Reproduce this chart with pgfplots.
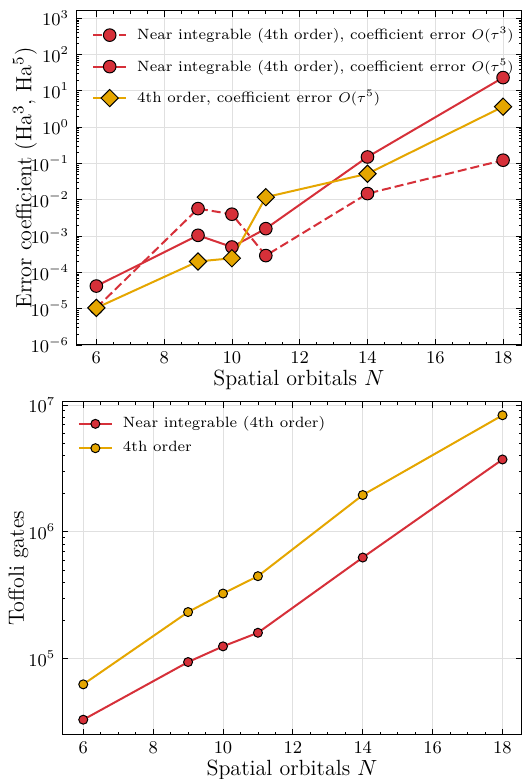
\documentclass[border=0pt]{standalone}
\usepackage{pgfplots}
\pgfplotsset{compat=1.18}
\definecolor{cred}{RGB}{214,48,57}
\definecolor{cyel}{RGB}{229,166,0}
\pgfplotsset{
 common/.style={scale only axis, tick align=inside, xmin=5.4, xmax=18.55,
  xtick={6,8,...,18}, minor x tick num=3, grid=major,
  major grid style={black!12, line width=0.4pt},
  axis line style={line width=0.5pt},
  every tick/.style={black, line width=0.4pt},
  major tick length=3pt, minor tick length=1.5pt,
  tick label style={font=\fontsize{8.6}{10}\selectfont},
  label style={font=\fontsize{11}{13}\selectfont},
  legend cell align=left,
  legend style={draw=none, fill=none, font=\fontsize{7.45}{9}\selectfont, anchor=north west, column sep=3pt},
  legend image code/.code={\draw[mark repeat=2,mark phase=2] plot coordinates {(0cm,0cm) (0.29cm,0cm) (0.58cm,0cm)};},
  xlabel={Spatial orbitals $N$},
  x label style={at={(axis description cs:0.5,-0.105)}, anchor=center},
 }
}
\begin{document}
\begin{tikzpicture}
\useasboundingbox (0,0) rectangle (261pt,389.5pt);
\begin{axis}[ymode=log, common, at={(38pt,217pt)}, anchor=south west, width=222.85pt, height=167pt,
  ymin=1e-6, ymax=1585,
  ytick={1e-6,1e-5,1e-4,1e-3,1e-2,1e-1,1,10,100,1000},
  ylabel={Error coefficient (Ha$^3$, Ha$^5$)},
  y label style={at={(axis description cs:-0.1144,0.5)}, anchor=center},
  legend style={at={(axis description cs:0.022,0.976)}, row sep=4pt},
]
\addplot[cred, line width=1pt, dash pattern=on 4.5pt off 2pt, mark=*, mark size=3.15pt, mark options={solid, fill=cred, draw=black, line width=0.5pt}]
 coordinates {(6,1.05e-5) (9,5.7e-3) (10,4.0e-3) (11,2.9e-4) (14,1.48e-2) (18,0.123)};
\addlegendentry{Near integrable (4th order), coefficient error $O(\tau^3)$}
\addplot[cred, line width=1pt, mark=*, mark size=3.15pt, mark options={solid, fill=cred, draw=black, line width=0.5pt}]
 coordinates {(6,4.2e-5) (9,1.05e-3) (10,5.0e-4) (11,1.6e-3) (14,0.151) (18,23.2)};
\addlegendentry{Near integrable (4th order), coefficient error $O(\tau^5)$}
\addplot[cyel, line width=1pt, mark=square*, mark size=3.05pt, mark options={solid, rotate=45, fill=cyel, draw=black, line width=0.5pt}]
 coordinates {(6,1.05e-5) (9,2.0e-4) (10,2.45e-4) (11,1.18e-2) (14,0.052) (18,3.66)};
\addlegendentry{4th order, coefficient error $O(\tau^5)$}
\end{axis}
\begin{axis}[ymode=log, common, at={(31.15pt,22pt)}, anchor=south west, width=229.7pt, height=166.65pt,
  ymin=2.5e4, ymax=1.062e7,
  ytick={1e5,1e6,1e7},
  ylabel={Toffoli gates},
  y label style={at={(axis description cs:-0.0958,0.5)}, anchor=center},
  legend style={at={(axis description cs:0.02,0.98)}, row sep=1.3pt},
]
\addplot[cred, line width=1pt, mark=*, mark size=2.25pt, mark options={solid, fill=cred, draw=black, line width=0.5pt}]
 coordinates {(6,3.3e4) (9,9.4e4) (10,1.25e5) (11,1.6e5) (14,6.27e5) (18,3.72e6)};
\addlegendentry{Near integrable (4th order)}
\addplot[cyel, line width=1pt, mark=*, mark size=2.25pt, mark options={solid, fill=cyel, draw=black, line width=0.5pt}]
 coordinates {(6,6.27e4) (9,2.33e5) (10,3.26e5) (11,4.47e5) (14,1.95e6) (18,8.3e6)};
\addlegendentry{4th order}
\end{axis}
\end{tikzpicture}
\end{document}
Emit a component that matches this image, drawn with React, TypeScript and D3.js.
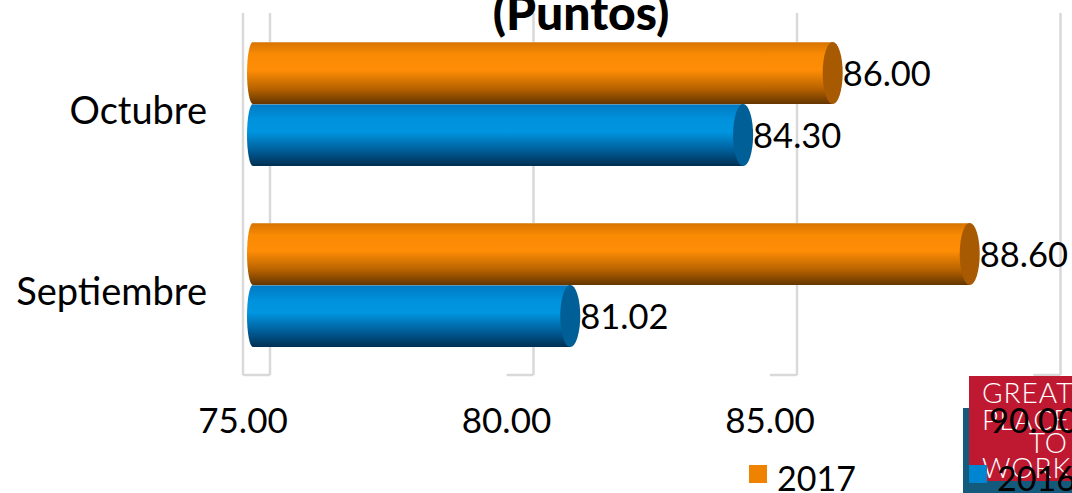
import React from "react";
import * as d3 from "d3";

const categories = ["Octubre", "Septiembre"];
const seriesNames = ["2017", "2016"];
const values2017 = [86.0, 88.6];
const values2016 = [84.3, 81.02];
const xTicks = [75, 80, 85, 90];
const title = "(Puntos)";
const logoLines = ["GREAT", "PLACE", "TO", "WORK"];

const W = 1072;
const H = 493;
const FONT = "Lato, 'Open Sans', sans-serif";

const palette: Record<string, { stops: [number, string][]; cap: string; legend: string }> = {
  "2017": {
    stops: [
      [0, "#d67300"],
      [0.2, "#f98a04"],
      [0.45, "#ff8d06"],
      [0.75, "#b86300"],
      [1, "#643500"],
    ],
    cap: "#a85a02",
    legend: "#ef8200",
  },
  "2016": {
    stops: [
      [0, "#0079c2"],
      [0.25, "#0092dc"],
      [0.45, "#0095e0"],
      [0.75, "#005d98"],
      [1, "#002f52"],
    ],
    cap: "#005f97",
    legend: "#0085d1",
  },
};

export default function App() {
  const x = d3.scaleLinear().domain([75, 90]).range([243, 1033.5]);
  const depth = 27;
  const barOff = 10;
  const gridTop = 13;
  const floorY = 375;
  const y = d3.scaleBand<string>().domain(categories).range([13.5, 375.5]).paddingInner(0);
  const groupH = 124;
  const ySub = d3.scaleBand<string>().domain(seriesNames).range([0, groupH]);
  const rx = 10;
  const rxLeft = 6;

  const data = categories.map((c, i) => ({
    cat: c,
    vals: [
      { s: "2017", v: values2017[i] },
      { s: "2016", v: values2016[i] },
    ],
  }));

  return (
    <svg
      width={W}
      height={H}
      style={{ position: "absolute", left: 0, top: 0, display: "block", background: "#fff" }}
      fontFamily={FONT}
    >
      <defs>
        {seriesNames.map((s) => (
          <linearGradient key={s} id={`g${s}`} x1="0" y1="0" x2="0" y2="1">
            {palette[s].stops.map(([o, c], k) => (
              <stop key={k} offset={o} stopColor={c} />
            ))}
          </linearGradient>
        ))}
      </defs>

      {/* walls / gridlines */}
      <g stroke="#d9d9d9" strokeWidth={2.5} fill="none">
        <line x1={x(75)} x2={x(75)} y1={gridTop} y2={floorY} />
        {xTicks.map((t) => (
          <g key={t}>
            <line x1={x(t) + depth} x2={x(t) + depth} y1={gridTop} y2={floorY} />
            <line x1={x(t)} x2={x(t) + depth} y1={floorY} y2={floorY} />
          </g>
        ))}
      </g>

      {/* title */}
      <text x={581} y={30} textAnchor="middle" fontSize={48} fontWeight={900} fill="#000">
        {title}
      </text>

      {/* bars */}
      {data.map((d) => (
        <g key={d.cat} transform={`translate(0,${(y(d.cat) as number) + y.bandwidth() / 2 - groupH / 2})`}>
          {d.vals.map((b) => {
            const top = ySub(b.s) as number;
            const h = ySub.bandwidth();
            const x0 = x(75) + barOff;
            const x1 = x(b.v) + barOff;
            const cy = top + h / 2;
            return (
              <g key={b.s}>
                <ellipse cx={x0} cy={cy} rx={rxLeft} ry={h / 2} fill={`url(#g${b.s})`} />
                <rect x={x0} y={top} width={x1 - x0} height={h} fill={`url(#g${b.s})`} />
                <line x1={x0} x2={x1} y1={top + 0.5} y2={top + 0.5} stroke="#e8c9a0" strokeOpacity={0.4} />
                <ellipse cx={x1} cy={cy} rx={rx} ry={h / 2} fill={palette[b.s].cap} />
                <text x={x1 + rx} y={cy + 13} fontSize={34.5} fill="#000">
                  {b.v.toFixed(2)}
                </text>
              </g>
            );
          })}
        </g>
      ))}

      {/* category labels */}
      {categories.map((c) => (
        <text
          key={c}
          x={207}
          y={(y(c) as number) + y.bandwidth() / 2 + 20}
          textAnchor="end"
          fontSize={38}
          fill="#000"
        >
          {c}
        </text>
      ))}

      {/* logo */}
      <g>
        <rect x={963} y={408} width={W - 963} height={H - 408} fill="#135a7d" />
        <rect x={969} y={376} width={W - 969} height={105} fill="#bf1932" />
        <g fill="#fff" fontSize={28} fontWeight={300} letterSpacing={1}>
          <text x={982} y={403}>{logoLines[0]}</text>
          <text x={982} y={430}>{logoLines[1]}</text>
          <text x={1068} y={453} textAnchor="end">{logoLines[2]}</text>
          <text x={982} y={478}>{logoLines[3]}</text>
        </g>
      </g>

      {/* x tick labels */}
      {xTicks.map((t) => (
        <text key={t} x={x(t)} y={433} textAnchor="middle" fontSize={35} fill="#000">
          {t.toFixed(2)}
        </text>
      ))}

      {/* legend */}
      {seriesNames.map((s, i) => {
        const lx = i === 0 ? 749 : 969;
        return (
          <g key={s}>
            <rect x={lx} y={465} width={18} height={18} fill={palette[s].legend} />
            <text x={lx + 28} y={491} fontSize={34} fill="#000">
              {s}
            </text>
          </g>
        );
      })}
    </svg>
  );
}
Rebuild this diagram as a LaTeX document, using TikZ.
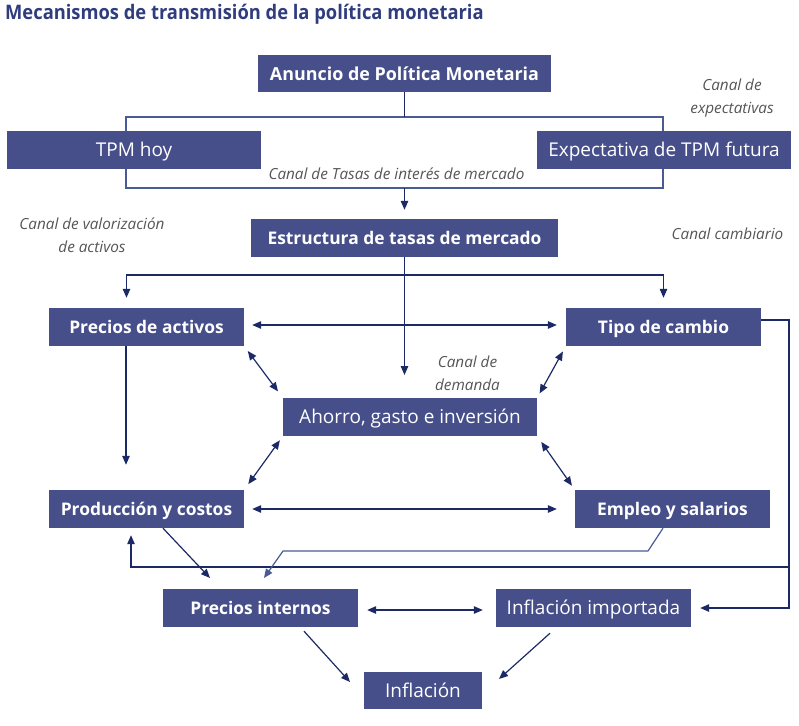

·····

Work out the number of lines in this listing that include the word "React". Reply with that number only.

2